Check out some great work from Hal Curtis.
WS: What do you look for in a student book? And what impresses you?
HC: The first thing you always look for are good ideas. Good thinking. I’m an art director so I’m probably more severe in my criticism if I’m looking at an art director’s work. I’m harder to please. But it’s always about the idea. You look for craftsmanship and alongside craftsmanship you look for passion. I want to see a unique voice. Someone who’s an individual. The best advertising talks to you like a person—not a company. So good writers, they have a unique voice. A distinct voice. And you can see that in a book. In a good art director’s book you see a unique style. They just have a certain something that makes them stand out and makes them interesting. Good books can be very traditional, or they can be very unusual, or they can be very organic. You can see, when you look at a book, someone who’s really excited about the craft. You can also see when someone doesn’t really know what they want to do yet.
But, to sum it up: You look for strong ideas, good craftsmanship, passion, individual voice, and style.
WS: So, do you think it’s really important to have finished work? Or do you think sketches are okay?
HC: I’ve seen it happen both ways. I think, for an art director, you need to show somebody who’s going to give you a job that you have an understanding of the fundamentals of art direction. That you understand composition. That you understand typography. That you know how to lay out a page. That you know how to compose a television frame. That you have an understanding of those things. So many art directors don’t. Particularly ones who’ve gone to just ad schools and haven’t studied art. The fundamentals. They don’t have a passion for or knowledge of typography. They don’t know how to draw. They don’t understand color, or chroma, or value, and the basic tools of art direction you use every day. And if you don’t understand them, you’re at a real disadvantage. So I think for art directors, you should go to art school. You should either have an undergraduate fine-art degree or at least have attended art school and studied before you go to an ad school and put together a portfolio. Draw, paint, make a film, take some pictures, learn the art part. Then put together a book. So for art directors, you must demonstrate craftsmanship.

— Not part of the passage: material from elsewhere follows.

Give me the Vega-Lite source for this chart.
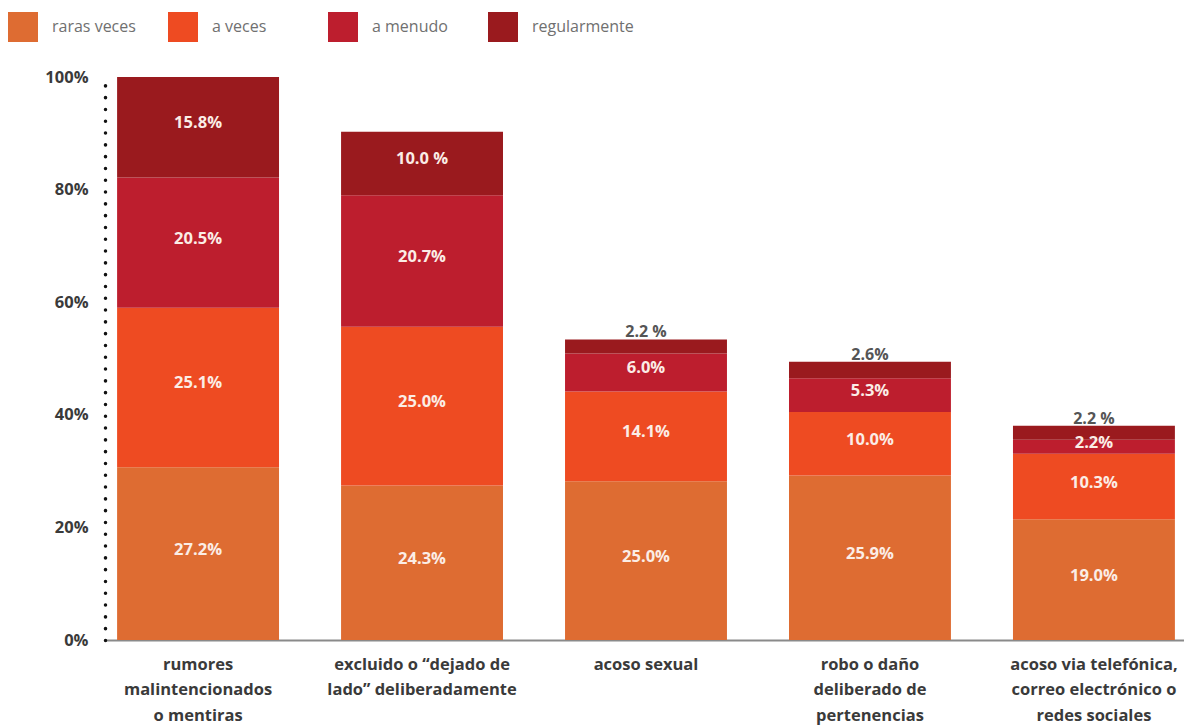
{
  "$schema": "https://vega.github.io/schema/vega-lite/v6.json",
  "autosize": {"type": "none"},
  "padding": {"left": 105, "top": 77, "right": 0, "bottom": 87},
  "width": 1082,
  "height": 563,
  "background": "white",
  "config": {
    "font": "Open Sans",
    "view": {"stroke": null}
  },
  "data": {
    "values": [
      {"item": "rumores|malintencionados|o mentiras", "cat": "raras veces", "order": 1, "value": 27.2, "label": "27.2%"},
      {"item": "rumores|malintencionados|o mentiras", "cat": "a veces", "order": 2, "value": 25.1, "label": "25.1%"},
      {"item": "rumores|malintencionados|o mentiras", "cat": "a menudo", "order": 3, "value": 20.5, "label": "20.5%"},
      {"item": "rumores|malintencionados|o mentiras", "cat": "regularmente", "order": 4, "value": 15.8, "label": "15.8%"},
      {"item": "excluido o \u201cdejado de|lado\u201d deliberadamente", "cat": "raras veces", "order": 1, "value": 24.3, "label": "24.3%"},
      {"item": "excluido o \u201cdejado de|lado\u201d deliberadamente", "cat": "a veces", "order": 2, "value": 25.0, "label": "25.0%"},
      {"item": "excluido o \u201cdejado de|lado\u201d deliberadamente", "cat": "a menudo", "order": 3, "value": 20.7, "label": "20.7%"},
      {"item": "excluido o \u201cdejado de|lado\u201d deliberadamente", "cat": "regularmente", "order": 4, "value": 10.0, "label": "10.0 %"},
      {"item": "acoso sexual", "cat": "raras veces", "order": 1, "value": 25.0, "label": "25.0%"},
      {"item": "acoso sexual", "cat": "a veces", "order": 2, "value": 14.1, "label": "14.1%"},
      {"item": "acoso sexual", "cat": "a menudo", "order": 3, "value": 6.0, "label": "6.0%"},
      {"item": "acoso sexual", "cat": "regularmente", "order": 4, "value": 2.2, "label": "2.2 %"},
      {"item": "robo o daño|deliberado de|pertenencias", "cat": "raras veces", "order": 1, "value": 25.9, "label": "25.9%"},
      {"item": "robo o daño|deliberado de|pertenencias", "cat": "a veces", "order": 2, "value": 10.0, "label": "10.0%"},
      {"item": "robo o daño|deliberado de|pertenencias", "cat": "a menudo", "order": 3, "value": 5.3, "label": "5.3%"},
      {"item": "robo o daño|deliberado de|pertenencias", "cat": "regularmente", "order": 4, "value": 2.6, "label": "2.6%"},
      {"item": "acoso via telefónica,|correo electrónico o|redes sociales", "cat": "raras veces", "order": 1, "value": 19.0, "label": "19.0%"},
      {"item": "acoso via telefónica,|correo electrónico o|redes sociales", "cat": "a veces", "order": 2, "value": 10.3, "label": "10.3%"},
      {"item": "acoso via telefónica,|correo electrónico o|redes sociales", "cat": "a menudo", "order": 3, "value": 2.2, "label": "2.2%"},
      {"item": "acoso via telefónica,|correo electrónico o|redes sociales", "cat": "regularmente", "order": 4, "value": 2.2, "label": "2.2 %"}
    ]
  },
  "transform": [
    {"stack": "value", "groupby": ["item"], "sort": [{"field": "order", "order": "ascending"}], "as": ["y0", "y1"]},
    {"calculate": "(datum.y0 + datum.y1) / 2", "as": "ymid"}
  ],
  "encoding": {
    "x": {
      "field": "item",
      "type": "nominal",
      "sort": null,
      "scale": {"paddingInner": 0.277, "paddingOuter": 0.054},
      "axis": {
        "title": null,
        "labelAngle": 0,
        "labelExpr": "split(datum.label, '|')",
        "labelLimit": 0,
        "labelLineHeight": 25.5,
        "labelFontSize": 16.5,
        "labelFontWeight": "bold",
        "labelColor": "#3a3a3a",
        "labelPadding": 16,
        "ticks": false,
        "domainColor": "#8a8a8a",
        "domainWidth": 2
      }
    }
  },
  "layer": [
    {
      "mark": {"type": "bar"},
      "encoding": {
        "y": {
          "field": "y0",
          "type": "quantitative",
          "scale": {"domain": [0, 88.6], "nice": false},
          "axis": {
            "title": null,
            "values": [0, 17.72, 35.44, 53.16, 70.88, 88.6],
            "labelExpr": "format(datum.value / 0.886, '.0f') + '%'",
            "labelFontSize": 16.5,
            "labelFontWeight": "bold",
            "labelColor": "#3a3a3a",
            "labelPadding": 17,
            "ticks": false,
            "grid": false,
            "domainColor": "#111111",
            "domainWidth": 3.5,
            "domainDash": [0.1, 11.7],
            "domainCap": "round"
          }
        },
        "y2": {"field": "y1"},
        "color": {
          "field": "cat",
          "type": "nominal",
          "scale": {
            "domain": ["raras veces", "a veces", "a menudo", "regularmente"],
            "range": ["#DE6C32", "#EE4B22", "#BD1E2E", "#9A1A1E"]
          },
          "legend": {
            "title": null,
            "orient": "none",
            "direction": "horizontal",
            "legendX": -97,
            "legendY": -65,
            "symbolType": "square",
            "symbolSize": 900,
            "symbolStrokeWidth": 0,
            "symbolOpacity": 1,
            "labelFont": "Open Sans",
            "labelFontSize": 16,
            "labelColor": "#707070",
            "labelOffset": 14,
            "gridAlign": "all",
            "columnPadding": 14
          }
        }
      }
    },
    {
      "transform": [{"filter": "!(datum.cat == 'regularmente' && datum.value < 3)"}],
      "mark": {"type": "text", "fontWeight": "bold", "fontSize": 16.5, "color": "#FBEDE6", "baseline": "middle", "dy": -4},
      "encoding": {
        "y": {"field": "ymid", "type": "quantitative"},
        "text": {"field": "label"}
      }
    },
    {
      "transform": [{"filter": "datum.cat == 'regularmente' && datum.value < 3"}],
      "mark": {"type": "text", "fontWeight": "bold", "fontSize": 16, "color": "#555555", "baseline": "bottom", "dy": 1},
      "encoding": {
        "y": {"field": "y1", "type": "quantitative"},
        "text": {"field": "label"}
      }
    }
  ]
}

For writers, I don’t think showing finished work is as important. I do think you can get a job with just tremendous headlines scribbled on napkins. Or a journal of just thoughts and scripts. You know, Jeff Kling got a job here as a writer with just a sketchbook. It had style and a unique voice. It was full of drawings. But it was mostly just writing. And it was this really intriguing book of ideas. There wasn’t an ad in it.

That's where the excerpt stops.